Он замолчал, вспомнив, как ревность кислым ядом наполнила рот, когда Витольд сказал «не ты последний».

— Я вернусь, — повторил Войцех и поднялся с кресла, — в отставку попрошусь, вернусь в Париж, буду тебя навещать. Не в монастырь же уходишь, хоть поговорить сможем.

— Навещай, — кивнула Линуся, — мне светские сплетни теперь не страшны. Да и у Витольда видеться будем. А теперь иди. Иди, Войтусь, Маришка скоро вернется.

Войцех подошел, поцеловал протянутую, словно на светском приеме, руку. Рука чуть заметно дрогнула, в кончиках узких пальцев забилось сердце.

— Войтусь, — она вдруг заговорила совсем растерянно, как маленькая девочка, заблудившаяся в огромном чужом городе и отчаянно старающаяся казаться взрослой и независимой.

— Да, родная? — ответил он, прижимая ее к груди, закрывая в объятиях от всех ветров огромного мира.

— Год это же совсем немножко больше, чем год без двух недель, правда? — всхлипнула Линуся, поднимая на него блестящие от слез глаза.

— Правда, — чуть заметно улыбнулся Войцех, — совсем-совсем немножко.

— Пусть он начнется завтра, — зардевшись, шепнула Линуся, и Войцех позабыл обо всем, когда горячие руки обвились вокруг его шеи.

* * *

Траур не начался ни завтра, ни послезавтра, ни через неделю.
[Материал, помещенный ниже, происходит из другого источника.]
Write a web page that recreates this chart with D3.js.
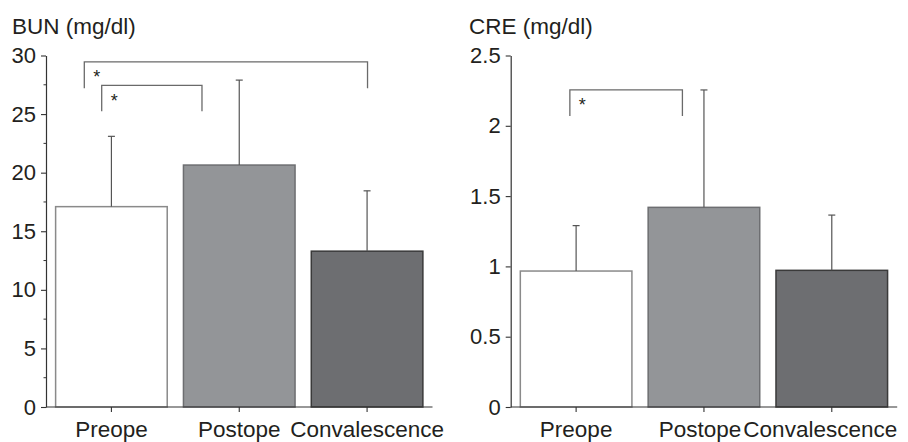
<!DOCTYPE html>
<html>
<head>
<meta charset="utf-8">
<script src="https://cdn.jsdelivr.net/npm/d3@7/dist/d3.min.js"></script>
<style>
  body { margin: 0; background: #fff; }
  svg { display: block; font-family: "Liberation Sans", Arial, sans-serif; }
  text { fill: #231f20; }
</style>
</head>
<body>
<div id="chart"></div>
<script>
// categories shared by both panels
var categories = ["Preope", "Postope", "Convalescence"];

// BUN panel
var bunMean = [17.1, 20.65, 13.3];
var bunSD = [23.1, 27.9, 18.45];   // top of error bar
var bunTicks = [0, 5, 10, 15, 20, 25, 30];
var bunMinorTicks = [2.5, 7.5, 12.5, 17.5, 22.5, 27.5];
var bunSig = [
  { from: "Preope", to: "Convalescence", top: 29.45, bottom: 27.2 },
  { from: "Preope", to: "Postope", top: 27.45, bottom: 25.25 }
];

// CRE panel
var creMean = [0.967, 1.42, 0.972];
var creSD = [1.29, 2.255, 1.365];
var creTicks = [0, 0.5, 1, 1.5, 2, 2.5];
var creSig = [
  { from: "Preope", to: "Postope", top: 2.255, bottom: 2.07 }
];

var fills = ["#ffffff", "#939598", "#6d6e71"];
var strokes = ["#8a8a8a", "#6d6e71", "#3a3a3a"];

var svg = d3.select("#chart").append("svg")
    .attr("width", 908)
    .attr("height", 442);

// draw one panel
// brk = where the bracket ends sit inside the bands (fraction of bandwidth)
function drawPanel(opt) {
  var g = svg.append("g").attr("transform", "translate(" + opt.left + ",0)");

  var x = d3.scaleBand()
      .domain(categories)
      .range([1.5, 385])
      .paddingInner(0.127)
      .paddingOuter(0.0635);

  var y = d3.scaleLinear()
      .domain([0, opt.max])
      .range([407, 55.5]);

  // title
  g.append("text")
    .attr("x", opt.titleX)
    .attr("y", 33.5)
    .style("font-size", "22.5px")
    .text(opt.title);

  // bars
  g.selectAll(".bar")
      .data(opt.mean)
    .enter().append("rect")
      .attr("class", "bar")
      .attr("x", function(d, i) { return x(categories[i]); })
      .attr("y", function(d) { return y(d); })
      .attr("width", x.bandwidth())
      .attr("height", function(d) { return y(0) - y(d); })
      .attr("fill", function(d, i) { return fills[i]; })
      .attr("stroke", function(d, i) { return strokes[i]; })
      .attr("stroke-width", 1.5);

  // error bars
  var err = g.selectAll(".err")
      .data(opt.sd)
    .enter().append("g")
      .attr("class", "err")
      .attr("stroke", "#555")
      .attr("stroke-width", 1.2);
  err.append("line")
    .attr("x1", function(d, i) { return x(categories[i]) + x.bandwidth() / 2; })
    .attr("x2", function(d, i) { return x(categories[i]) + x.bandwidth() / 2; })
    .attr("y1", function(d, i) { return y(opt.mean[i]); })
    .attr("y2", function(d) { return y(d); });
  err.append("line")
    .attr("x1", function(d, i) { return x(categories[i]) + x.bandwidth() / 2 - 3.5; })
    .attr("x2", function(d, i) { return x(categories[i]) + x.bandwidth() / 2 + 3.5; })
    .attr("y1", function(d) { return y(d); })
    .attr("y2", function(d) { return y(d); });

  // y axis
  var yAxis = g.append("g")
      .call(d3.axisLeft(y).tickValues(opt.ticks).tickSize(5).tickSizeOuter(0)
        .tickFormat(d3.format("")));
  yAxis.select(".domain").attr("stroke", "#333").attr("stroke-width", 1.2);
  yAxis.selectAll(".tick line").attr("stroke", "#333").attr("stroke-width", 1.1);
  yAxis.selectAll(".tick text")
    .attr("x", -10)
    .style("font-size", "22px")
    .attr("fill", "#231f20");

  if (opt.minor) {
    g.selectAll(".minor")
        .data(opt.minor)
      .enter().append("line")
        .attr("x1", -2.5)
        .attr("x2", 0)
        .attr("y1", function(d) { return y(d); })
        .attr("y2", function(d) { return y(d); })
        .attr("stroke", "#333")
        .attr("stroke-width", 1);
  }

  // x axis
  var xAxis = g.append("g")
      .attr("transform", "translate(0,407)")
      .call(d3.axisBottom(x).tickSize(5).tickSizeOuter(0));
  xAxis.select(".domain").attr("stroke", "#333").attr("stroke-width", 1.2)
    .attr("d", "M0,0H" + 386.5);
  xAxis.selectAll(".tick line").attr("stroke", "#333").attr("stroke-width", 1.1);
  xAxis.selectAll(".tick text")
    .attr("y", 14)
    .attr("dx", function(d, i) { return opt.labelShift[i]; })
    .style("font-size", "22.5px")
    .attr("fill", "#231f20");

  // significance brackets
  opt.sig.forEach(function(s, i) {
    var x1 = x(s.from) + opt.brk[i][0] * x.bandwidth();
    var x2 = x(s.to) + opt.brk[i][1] * x.bandwidth();
    g.append("path")
      .attr("d", "M" + x1 + "," + y(s.bottom) + "V" + y(s.top) + "H" + x2 + "V" + y(s.bottom))
      .attr("fill", "none")
      .attr("stroke", "#6a6a6a")
      .attr("stroke-width", 1.3);
    g.append("text")
      .attr("x", x1 + 12.5)
      .attr("y", y(s.top) + 21.5)
      .attr("text-anchor", "middle")
      .style("font-size", "18px")
      .text("*");
  });
}

drawPanel({
  left: 46, title: "BUN (mg/dl)", titleX: -34, max: 30,
  mean: bunMean, sd: bunSD, ticks: bunTicks, minor: bunMinorTicks,
  sig: bunSig, brk: [[0.257, 0.504], [0.413, 0.166]], labelShift: [0, 0, 0]
});

drawPanel({
  left: 510.7, title: "CRE (mg/dl)", titleX: -41.7, max: 2.5,
  mean: creMean, sd: creSD, ticks: creTicks, minor: null,
  sig: creSig, brk: [[0.444, 0.307]], labelShift: [0, -4, -11.5]
});
</script>
</body>
</html>
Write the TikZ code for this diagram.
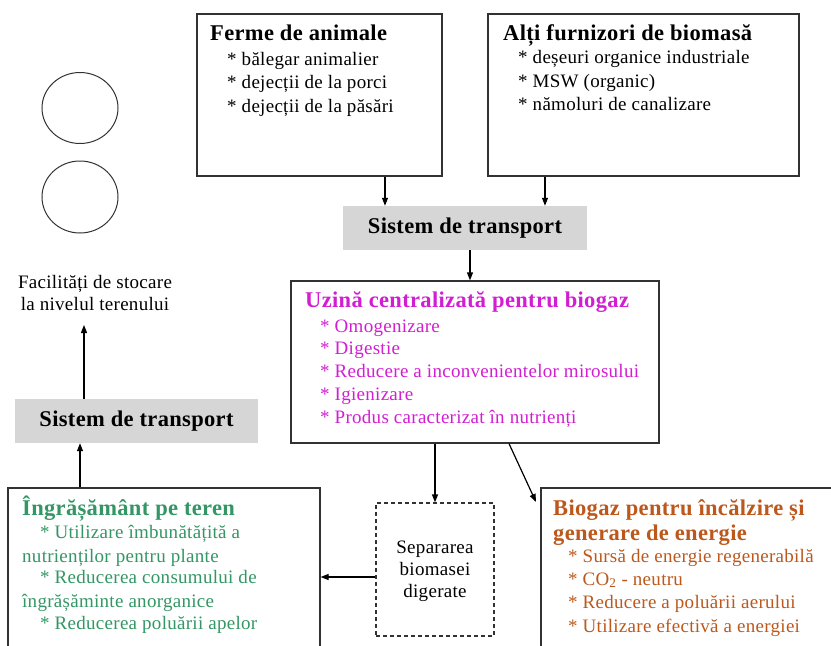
\documentclass[tikz,border=0pt]{standalone}
\usepackage{fontspec}
\setmainfont{Liberation Serif}[LetterSpace=1.5]
\usetikzlibrary{shapes.geometric,arrows.meta}
\definecolor{magen}{RGB}{210,30,210}
\definecolor{grn}{RGB}{51,150,100}
\definecolor{orng}{RGB}{188,88,28}
\definecolor{boxgray}{RGB}{214,214,214}
\definecolor{edge}{RGB}{50,50,50}
\tikzset{
  box/.style={draw=edge,line width=1.2pt,rectangle,inner sep=0pt},
  dbox/.style={box,dashed,dash pattern=on 4pt off 3pt},
  graybox/.style={fill=boxgray,rectangle,inner sep=0pt,font=\fontsize{22.5}{26}\selectfont\bfseries},
  circ/.style={draw=edge,line width=1pt,ellipse,inner sep=0pt},
  ttl/.style={anchor=base west,inner sep=0pt,font=\fontsize{22.5}{26}\selectfont\bfseries},
  itm/.style={anchor=base west,inner sep=0pt,font=\fontsize{19}{23}\selectfont},
  ctr/.style={anchor=base,inner sep=0pt,font=\fontsize{19}{23}\selectfont},
  arr/.style={line width=1.2pt,draw=black,-{Triangle[length=8pt,width=6pt]}},
}
\begin{document}
\begin{tikzpicture}[x=1pt,y=-1pt]
\useasboundingbox (0,0) rectangle (831,646);
\clip (0,0) rectangle (831,646);
% boxes
\node[box,minimum width=245,minimum height=162] (ferme) at (319.5,95) {};
\node[box,minimum width=311,minimum height=162] (alti) at (643.5,95) {};
\node[graybox,minimum width=244,minimum height=44] (sis1) at (465,228) {Sistem de transport};
\node[box,minimum width=368,minimum height=162] (uz) at (475,362) {};
\node[dbox,minimum width=118,minimum height=133] (sep) at (435,569.5) {};
\node[box,minimum width=312,minimum height=172] (ingr) at (164,574) {};
\node[box,minimum width=304,minimum height=172] (bio) at (693,574) {};
\node[graybox,minimum width=243,minimum height=44] (sis2) at (136.5,421) {Sistem de transport};
\node[circ,minimum width=76,minimum height=71] (c1) at (80,108) {};
\node[circ,minimum width=76,minimum height=72] (c2) at (80,197) {};
% Ferme
\node[ttl] (f0) at (210,40) {Ferme de animale};
\node[itm] (f1) at (227,65) {* bălegar animalier};
\node[itm] (f2) at (227,88) {* dejecții de la porci};
\node[itm] (f3) at (227,112) {* dejecții de la păsări};
% Alti
\node[ttl] (a0) at (503,40) {Alți furnizori de biomasă};
\node[itm] (a1) at (518,63) {* deșeuri organice industriale};
\node[itm] (a2) at (518,87) {* MSW (organic)};
\node[itm] (a3) at (518,110) {* nămoluri de canalizare};
% Uzina
\node[ttl,text=magen] (u0) at (305,307) {Uzină centralizată pentru biogaz};
\node[itm,text=magen] (u1) at (320,332) {* Omogenizare};
\node[itm,text=magen] (u2) at (320,354) {* Digestie};
\node[itm,text=magen] (u3) at (320,377) {* Reducere a inconvenientelor mirosului};
\node[itm,text=magen] (u4) at (320,400) {* Igienizare};
\node[itm,text=magen] (u5) at (320,423) {* Produs caracterizat în nutrienți};
% Ingrasamant
\node[ttl,text=grn] (i0) at (22,515) {Îngrășământ pe teren};
\node[itm,text=grn] (i1) at (40,538) {* Utilizare îmbunătățită a};
\node[itm,text=grn] (i2) at (22,562) {nutrienților pentru plante};
\node[itm,text=grn] (i3) at (40,583) {* Reducerea consumului de};
\node[itm,text=grn] (i4) at (22,607) {îngrășăminte anorganice};
\node[itm,text=grn] (i5) at (40,629) {* Reducerea poluării apelor};
% Biogaz
\node[ttl,text=orng] (b0) at (553,515) {Biogaz pentru încălzire și};
\node[ttl,text=orng] (b0b) at (553,540) {generare de energie};
\node[itm,text=orng] (b1) at (568,562) {* Sursă de energie regenerabilă};
\node[itm,text=orng] (b2) at (568,585) {* CO\textsubscript{2} - neutru};
\node[itm,text=orng] (b3) at (568,608) {* Reducere a poluării aerului};
\node[itm,text=orng] (b4) at (568,632) {* Utilizare efectivă a energiei};
% Separarea
\node[ctr] (s1) at (435,553) {Separarea};
\node[ctr] (s2) at (435,575) {biomasei};
\node[ctr] (s3) at (435,597) {digerate};
% Facilitati
\node[ctr] (fa1) at (95,288) {Facilități de stocare};
\node[ctr] (fa2) at (95,310) {la nivelul terenului};
\coordinate (faend) at (84,325);
\coordinate (bioarr) at (536,502);
% arrows
\draw[arr] ([xshift=65.5pt]ferme.south) -- ([xshift=65.5pt]ferme.south |- sis1.north);
\draw[arr] ([xshift=-98.5pt]alti.south) -- ([xshift=-98.5pt]alti.south |- sis1.north);
\draw[arr] ([xshift=5pt]sis1.south) -- ([xshift=5pt]sis1.south |- uz.north);
\draw[arr] (uz.south -| sep.north) -- (sep.north);
\draw[arr] ([xshift=34pt]uz.south) -- (bioarr);
\draw[arr] ([yshift=-7.5pt]sep.west) -- ([yshift=-7.5pt]sep.west -| ingr.east);
\draw[arr] ([xshift=-84pt]ingr.north) -- ([xshift=-84pt]ingr.north |- sis2.south);
\draw[arr] (sis2.north -| faend) -- (faend);
\end{tikzpicture}
\end{document}
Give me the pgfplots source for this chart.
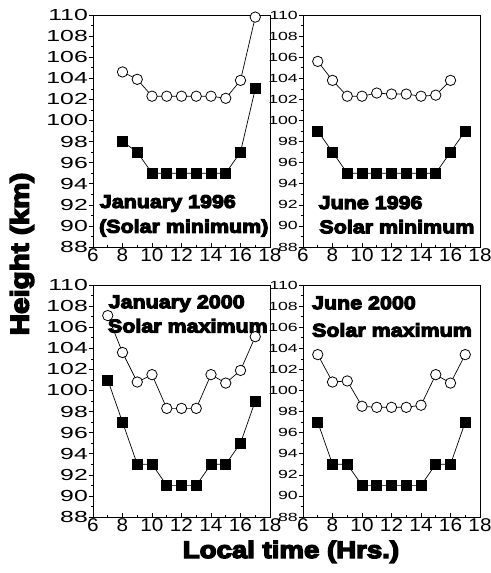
\documentclass[border=0pt]{standalone}
\usepackage{fontspec}
\setmainfont{Liberation Sans}
\newfontfamily\heavyfam[FakeStretch=1.16,FakeBold=6]{Liberation Sans Bold}
\newfontfamily\lyfam[FakeStretch=1.55]{Liberation Sans}
\newfontfamily\ryfam[FakeStretch=1.5]{Liberation Sans}
\newfontfamily\xfam[FakeStretch=1.12]{Liberation Sans}
\usepackage{pgfplots}
\pgfplotsset{compat=1.18}
\pgfplotsset{
  panel/.style={
    scale only axis, width=177bp, height=232bp, anchor=north west,
    xmin=6, xmax=18, ymin=88, ymax=110,
    xtick={6,8,...,18}, ytick={88,90,...,110},
    minor x tick num=1, minor y tick num=1,
    axis line style={line width=0.8bp},
    every tick/.style={black, line width=0.6bp},
    major tick length=4.5bp, minor tick length=2.5bp,
    xtick pos=bottom, ytick pos=left,
    xtick align=inside, ytick align=outside,
    /pgf/number format/assume math mode=true,
    xticklabel style={font=\xfam\fontsize{18.5bp}{18.5bp}\selectfont, inner sep=1bp, yshift=-0.5bp},
    clip=false,
  },
  bigy/.style={yticklabel style={font=\lyfam\fontsize{16bp}{16bp}\selectfont, inner sep=0.5bp}},
  smally/.style={yticklabel style={font=\ryfam\fontsize{11.8bp}{11.8bp}\selectfont, inner sep=0.5bp}},
  circ/.style={black, line width=0.7bp, mark=*, mark size=5.2bp, mark options={fill=white, draw=black, line width=0.8bp}},
  sq/.style={black, line width=0.7bp, mark=square*, mark size=5bp, mark options={fill=black, draw=black}},
}
\newcommand{\lab}{\heavyfam\fontsize{18.5bp}{18.5bp}\selectfont}
\begin{document}
\begin{tikzpicture}
\useasboundingbox (0,0) rectangle (491bp,-573bp);
% Panel 1: January 1996
\begin{axis}[panel, bigy, at={(93bp,-15bp)}]
\addplot[circ] coordinates {(8,104.6) (9,103.9) (10,102.3) (11,102.3) (12,102.3) (13,102.3) (14,102.3) (15,102.1) (16,103.8) (17,109.8)};
\addplot[sq] coordinates {(8,98) (9,97) (10,95) (11,95) (12,95) (13,95) (14,95) (15,95) (16,97) (17,103)};
\node[anchor=base west, inner sep=0pt, font=\lab] at (axis cs:6.45,91.7) {January 1996};
\node[anchor=base west, inner sep=0pt, font=\lab] at (axis cs:6.4,89.35) {(Solar minimum)};
\end{axis}
% Panel 2: June 1996
\begin{axis}[panel, smally, at={(303bp,-15bp)}]
\addplot[circ] coordinates {(7,105.6) (8,103.8) (9,102.3) (10,102.3) (11,102.6) (12,102.5) (13,102.5) (14,102.3) (15,102.4) (16,103.8)};
\addplot[sq] coordinates {(7,99) (8,97) (9,95) (10,95) (11,95) (12,95) (13,95) (14,95) (15,95) (16,97) (17,99)};
\node[anchor=base west, inner sep=0pt, font=\lab] at (axis cs:7.05,91.6) {June 1996};
\node[anchor=base west, inner sep=0pt, font=\lab] at (axis cs:7.1,89.3) {Solar minimum};
\end{axis}
% Panel 3: January 2000
\begin{axis}[panel, bigy, at={(93bp,-285bp)}]
\addplot[circ] coordinates {(7,107.1) (8,103.6) (9,100.8) (10,101.5) (11,98.3) (12,98.3) (13,98.3) (14,101.5) (15,100.7) (16,101.9) (17,105.1)};
\addplot[sq] coordinates {(7,101) (8,97) (9,93) (10,93) (11,91) (12,91) (13,91) (14,93) (15,93) (16,95) (17,99)};
\node[anchor=base west, inner sep=0pt, font=\lab] at (axis cs:7.05,107.8) {January 2000};
\node[anchor=base west, inner sep=0pt, font=\lab] at (axis cs:7.0,105.5) {Solar maximum};
\end{axis}
% Panel 4: June 2000
\begin{axis}[panel, smally, at={(303bp,-285bp)}]
\addplot[circ] coordinates {(7,103.4) (8,100.8) (9,100.9) (10,98.5) (11,98.4) (12,98.4) (13,98.4) (14,98.6) (15,101.5) (16,100.7) (17,103.4)};
\addplot[sq] coordinates {(7,97) (8,93) (9,93) (10,91) (11,91) (12,91) (13,91) (14,91) (15,93) (16,93) (17,97)};
\node[anchor=base west, inner sep=0pt, font=\lab] at (axis cs:6.6,107.7) {June 2000};
\node[anchor=base west, inner sep=0pt, font=\lab] at (axis cs:6.6,105.1) {Solar maximum};
\end{axis}
\node[rotate=90, inner sep=0pt, font=\heavyfam\fontsize{25.5bp}{25.5bp}\selectfont] at (22bp,-254bp) {Height (km)};
\node[anchor=base, inner sep=0pt, font=\heavyfam\fontsize{23.8bp}{23.8bp}\selectfont] at (291bp,-558bp) {Local time (Hrs.)};
\end{tikzpicture}
\end{document}
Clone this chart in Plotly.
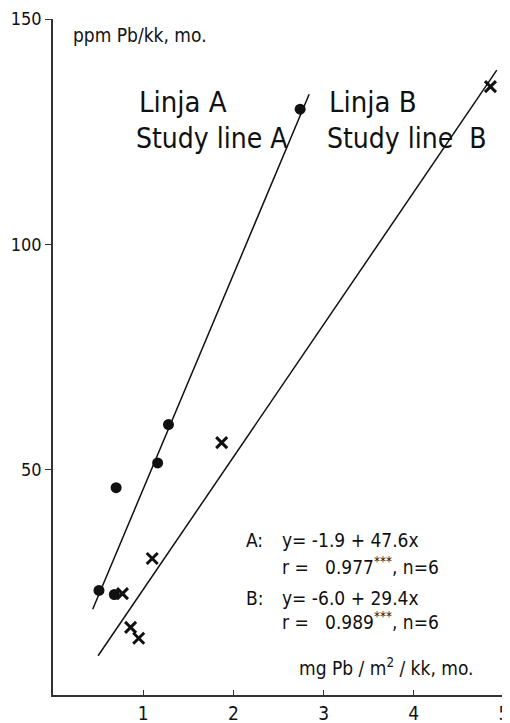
import plotly.graph_objects as go

# Study line A (dots)
a_x = [0.51, 0.68, 0.70, 1.16, 1.28, 2.74]
a_y = [23.2, 22.3, 46.0, 51.5, 60.0, 130.0]
# Study line B (crosses)
b_x = [0.77, 0.86, 0.95, 1.10, 1.87, 4.85]
b_y = [22.5, 15.0, 12.6, 30.3, 56.0, 135.0]

# regression lines: y = intercept + slope * x
a_intercept, a_slope = -1.9, 47.6
b_intercept, b_slope = -6.0, 29.4
a_line_x = [0.44, 2.84]
b_line_x = [0.50, 4.92]

x_ticks = [1, 2, 3, 4, 5]
y_ticks = [50, 100, 150]

FONT = "DejaVu Sans Condensed, Liberation Sans Narrow, DejaVu Sans, sans-serif"
INK = "#111111"

fig = go.Figure()
fig.add_trace(go.Scatter(x=a_line_x, y=[a_intercept + a_slope * v for v in a_line_x],
                         mode="lines", line=dict(color=INK, width=1.5), showlegend=False))
fig.add_trace(go.Scatter(x=b_line_x, y=[b_intercept + b_slope * v for v in b_line_x],
                         mode="lines", line=dict(color=INK, width=1.5), showlegend=False))
fig.add_trace(go.Scatter(x=a_x, y=a_y, mode="markers",
                         marker=dict(symbol="circle", size=11, color=INK), showlegend=False))
fig.add_trace(go.Scatter(x=b_x, y=b_y, mode="markers",
                         marker=dict(symbol="x-thin", size=11, color=INK,
                                     line=dict(color=INK, width=3)), showlegend=False))

def txt(x, y, s, size):
    fig.add_annotation(x=x, y=y, xref="x", yref="y", text=s, showarrow=False,
                       xanchor="left", yanchor="middle",
                       font=dict(family=FONT, size=size, color=INK))

STARS = "<sup><span style='color:#111111'>***</span></sup>"

txt(0.20, 146.5, "ppm Pb/kk, mo.", 19)
txt(0.93, 131.5, "Linja A", 29)
txt(0.90, 123.5, "Study line A", 28)
txt(3.04, 131.5, "Linja B", 29)
txt(3.01, 123.5, "Study line  B", 28)
txt(2.12, 34.3, "A:", 19)
txt(2.52, 34.3, "y= -1.9 + 47.6x", 19)
txt(2.52, 28.6, "r =   0.977" + STARS + ", n=6", 19)
txt(2.12, 21.5, "B:", 19)
txt(2.52, 21.5, "y= -6.0 + 29.4x", 19)
txt(2.52, 16.4, "r =   0.989" + STARS + ", n=6", 19)
txt(2.70, 6.2, "mg Pb / m<sup>2</sup> / kk, mo.", 19)

# the page body adds an 8px offset; the figure is sized to fit the window
fig.update_layout(
    width=502, height=715,
    margin=dict(l=45, r=6, t=11, b=28),
    paper_bgcolor="white", plot_bgcolor="white",
    font=dict(family=FONT, size=19, color=INK),
)
fig.update_xaxes(range=[0, 5], tickvals=x_ticks, ticktext=[str(v) for v in x_ticks],
                 showgrid=False, zeroline=False, showline=True, linecolor="#333333",
                 linewidth=1.6, ticks="inside", ticklen=5, tickcolor="#333333",
                 tickfont=dict(size=19), ticklabelstandoff=0, automargin=False,
                 ticklabeloverflow="allow")
fig.update_yaxes(range=[0, 150], tickvals=y_ticks, ticktext=[str(v) for v in y_ticks],
                 showgrid=False, zeroline=False, showline=True, linecolor="#333333",
                 linewidth=1.6, ticks="outside", ticklen=6, tickcolor="#333333",
                 tickfont=dict(size=18), automargin=False, ticklabeloverflow="allow")

fig.write_html("out.html")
Линуся носила черное, по утрам ходила к мессе, но статуэтку Пресвятой Девы, в первую ночь завешенную мантильей, из спальни решительно убрала.

Визиты свои Шемет хранил в тайне, и только Маришка, уходившая ночевать к соседке, подслеповатой и глухой мадам Терезе, с чьей горничной крепко сдружилась, знала о них. Через три дня они встретились на квартире у Мельчинского — совсем случайно. Разговор вышел неловким, но Витольд не подал виду, что заметил это, — сестру он любил искренне и преданно.